◆ TASK DESCRIPTION ◆
Return only the lines from the top of the data down to the one that holds "(sideview) at (1034.5,211.7)", both included, without any pictures.

◆ COLLECTED MATERIAL ◆
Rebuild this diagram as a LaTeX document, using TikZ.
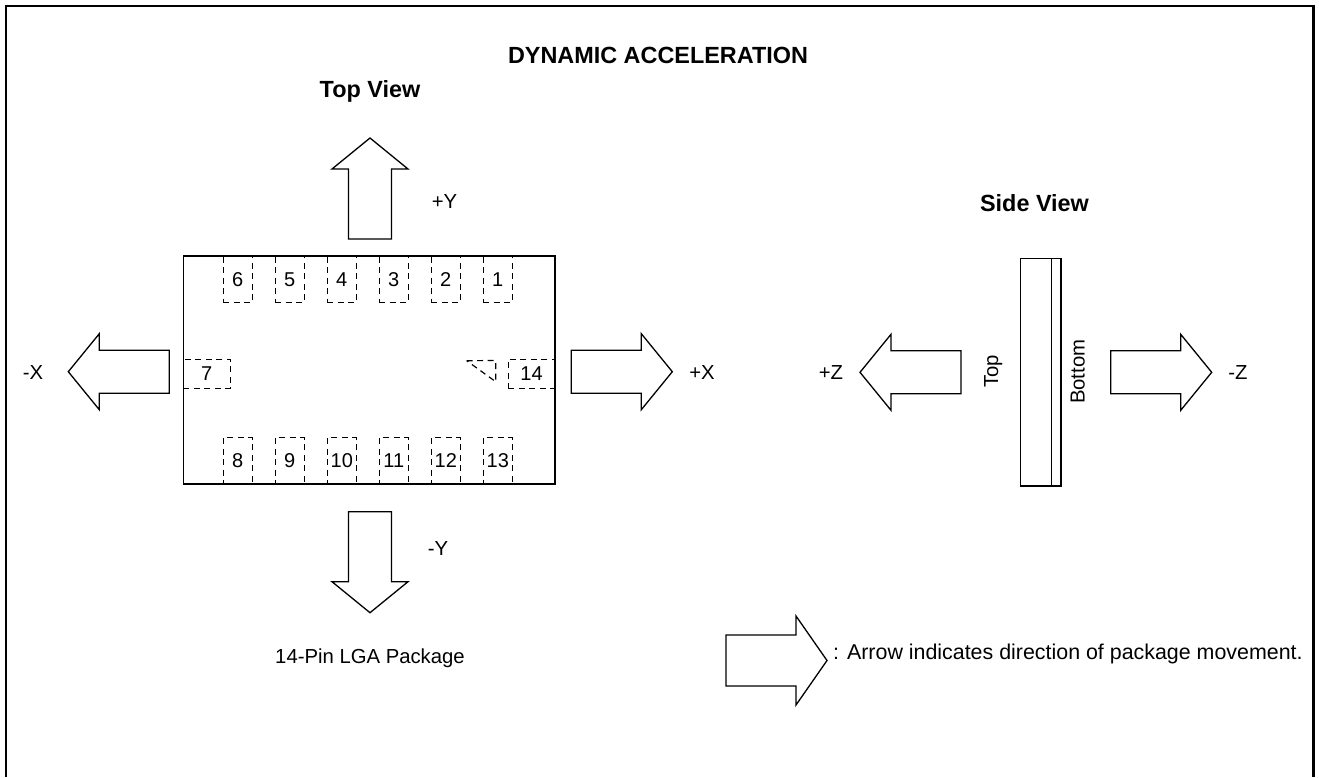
\documentclass[tikz,border=0pt]{standalone}
\usepackage{fontspec}
\setmainfont{Liberation Sans}
\tikzset{
  arrowline/.style={draw=black, line width=1.3pt, line join=miter, fill=white},
  lbl/.style={font=\fontsize{20.3}{24}\selectfont, inner sep=0pt, anchor=base},
  ttl/.style={font=\fontsize{23.4}{28}\selectfont\bfseries, inner sep=0pt, anchor=base},
  pad/.style={draw=black, line width=1.2pt, dash pattern=on 6pt off 4.5pt, inner sep=0pt,
              font=\fontsize{20}{22}\selectfont},
  vpad/.style={pad, minimum width=29pt, minimum height=46.5pt},
  hpad/.style={pad, minimum width=47pt, minimum height=29pt},
  pics/blockarrow/.style 2 args={code={
    \draw[arrowline] (-101,-#1) -- (-31,-#1) -- (-31,-#2) -- (0,0) -- (-31,#2) -- (-31,#1) -- (-101,#1) -- cycle;
  }}
}
\begin{document}
\begin{tikzpicture}[x=1pt,y=-1pt]
\useasboundingbox (0,0) rectangle (1319,777);
% outer frame
\draw[line width=2.3pt] (6,777) -- (6,6) -- (1313.5,6) -- (1313.5,777);

% titles
\node[ttl] (title) at (658,63.3) {DYNAMIC ACCELERATION};
\node[ttl] (topview) at (370,97.7) {Top View};
\node[ttl] (sideview) at (1034.5,211.7) {Side View};

% package (top view)
\draw[line width=1.5pt] (183.3,256) rectangle (555,484);
% top row pads
\node[vpad] (p6) at (237.8,279.3) {6};
\node[vpad] (p5) at (289.8,279.3) {5};
\node[vpad] (p4) at (341.8,279.3) {4};
\node[vpad] (p3) at (393.8,279.3) {3};
\node[vpad] (p2) at (445.8,279.3) {2};
\node[vpad] (p1) at (497.8,279.3) {1};
% bottom row pads
\node[vpad] (p8)  at (237.8,460.8) {8};
\node[vpad] (p9)  at (289.8,460.8) {9};
\node[vpad] (p10) at (341.8,460.8) {10};
\node[vpad] (p11) at (393.8,460.8) {11};
\node[vpad] (p12) at (445.8,460.8) {12};
\node[vpad] (p13) at (497.8,460.8) {13};
% side pads
\node[hpad] (p7)  at (206.8,373.8) {7};
\node[hpad] (p14) at (531.6,373.8) {14};
% pin 1 marker
\draw[line width=1.2pt, dash pattern=on 6pt off 4.5pt] (466.7,360.7) -- (495.7,360.5) -- (495.7,381.7) -- cycle;

% top view arrows
\pic[rotate=90]  at (370,138)   {blockarrow={21.5}{38}};
\pic[rotate=-90] at (370,612.7) {blockarrow={21.5}{38}};
\pic[rotate=180] at (68.3,371.7) {blockarrow={21.5}{38}};
\pic at (672.3,371.7) {blockarrow={21.5}{38}};

\node[lbl] (py) at (444.5,208.3) {+Y};
\node[lbl] (my) at (438,555.5) {-Y};
\node[lbl] (mx) at (33,379) {-X};
\node[lbl] (px) at (702,379) {+X};
\node[lbl] (pkg) at (370,663.3) {14-Pin LGA Package};

% side view
\draw[line width=1.3pt] (1020.7,258.3) rectangle (1061,486);
\draw[line width=1pt] (1051.7,258.3) -- (1051.7,486);
\node[lbl, anchor=center, rotate=90] (topl) at (993.3,371.5) {Top};
\node[lbl, anchor=center, rotate=90] (botl) at (1077.7,371.7) {Bottom};
\pic[rotate=180] at (860,372.3) {blockarrow={21.5}{38}};
\pic at (1211.7,372.3) {blockarrow={21.5}{38}};
\node[lbl] (pz) at (831,379.3) {+Z};
\node[lbl] (mz) at (1238,379.3) {-Z};

% legend
\pic at (827,660.5) {blockarrow={25.5}{44.5}};
\node[lbl, anchor=base west, font=\fontsize{21.4}{24}\selectfont] (legend) at (833,659) {: Arrow indicates direction of package movement.};
\end{tikzpicture}
\end{document}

◆ FULL SOLUTION ◆
Rebuild this diagram as a LaTeX document, using TikZ.
\documentclass[tikz,border=0pt]{standalone}
\usepackage{fontspec}
\setmainfont{Liberation Sans}
\tikzset{
  arrowline/.style={draw=black, line width=1.3pt, line join=miter, fill=white},
  lbl/.style={font=\fontsize{20.3}{24}\selectfont, inner sep=0pt, anchor=base},
  ttl/.style={font=\fontsize{23.4}{28}\selectfont\bfseries, inner sep=0pt, anchor=base},
  pad/.style={draw=black, line width=1.2pt, dash pattern=on 6pt off 4.5pt, inner sep=0pt,
              font=\fontsize{20}{22}\selectfont},
  vpad/.style={pad, minimum width=29pt, minimum height=46.5pt},
  hpad/.style={pad, minimum width=47pt, minimum height=29pt},
  pics/blockarrow/.style 2 args={code={
    \draw[arrowline] (-101,-#1) -- (-31,-#1) -- (-31,-#2) -- (0,0) -- (-31,#2) -- (-31,#1) -- (-101,#1) -- cycle;
  }}
}
\begin{document}
\begin{tikzpicture}[x=1pt,y=-1pt]
\useasboundingbox (0,0) rectangle (1319,777);
% outer frame
\draw[line width=2.3pt] (6,777) -- (6,6) -- (1313.5,6) -- (1313.5,777);

% titles
\node[ttl] (title) at (658,63.3) {DYNAMIC ACCELERATION};
\node[ttl] (topview) at (370,97.7) {Top View};
\node[ttl] (sideview) at (1034.5,211.7) {Side View};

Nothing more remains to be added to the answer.